About Artist

Nobody was surprised when Pedro Pablo Oliva (1949, Pinar del Río) was announced the winner of the National Prize in Visual Art in 2006. As stated by David Mateo, this was, “a prize of public consensus.” And it is, because Oliva’s work is, undoubtedly, among the greatest examples of visual arts in the Island. The far-reaching distinction was not the initial recognition already ensured many years ago by said “public consensus”, but merely a confirmation of the substantial contribution made by this creator with his work and of his preeminent place in the history of Cuban art.

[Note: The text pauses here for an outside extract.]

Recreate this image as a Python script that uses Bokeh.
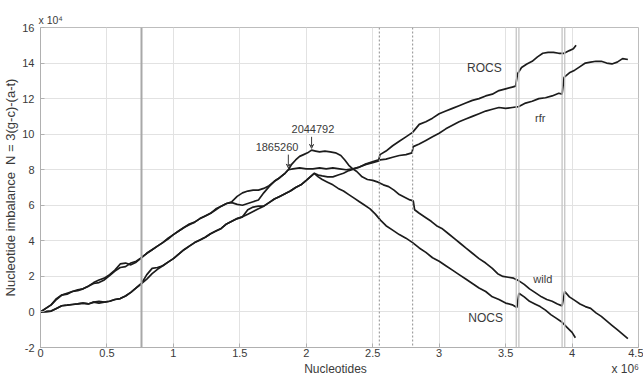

Pedro Pablo Oliva’s work has been marked by the spirit of the so-called “generation of true hope” that flooded the Cuban art scene during the troubled decade of the 1970s. Those artists were molded, artistically and ideologically, in the late 1960s in the classrooms and workshops of the National School of Arts of Cubanacán, first of its kind founded by the still young Cuban Revolution. That academic training, the staff members, and an improbable mixture of nostalgia and utopian projection (in addition to which a certain sense of urgency exhorted to retake and concretize the search for a national idiosyncratic expression) ended by attracting many of these artists, in their form and spirit, to the project of the first Cuban modernity. Those were years of bursting lyricism and utopian idealism disguised as realism, concretized in works that praised rural life, the anonymous faces of the people, and the epic of the daily individual symbolically validated by the revolutionary power. This imagery and its tradition were then flaunted generation with the fusion of a critical inquiry of daily life, a spirit of avant-garde and the notion of an art willing to act as agent of spiritual and social change.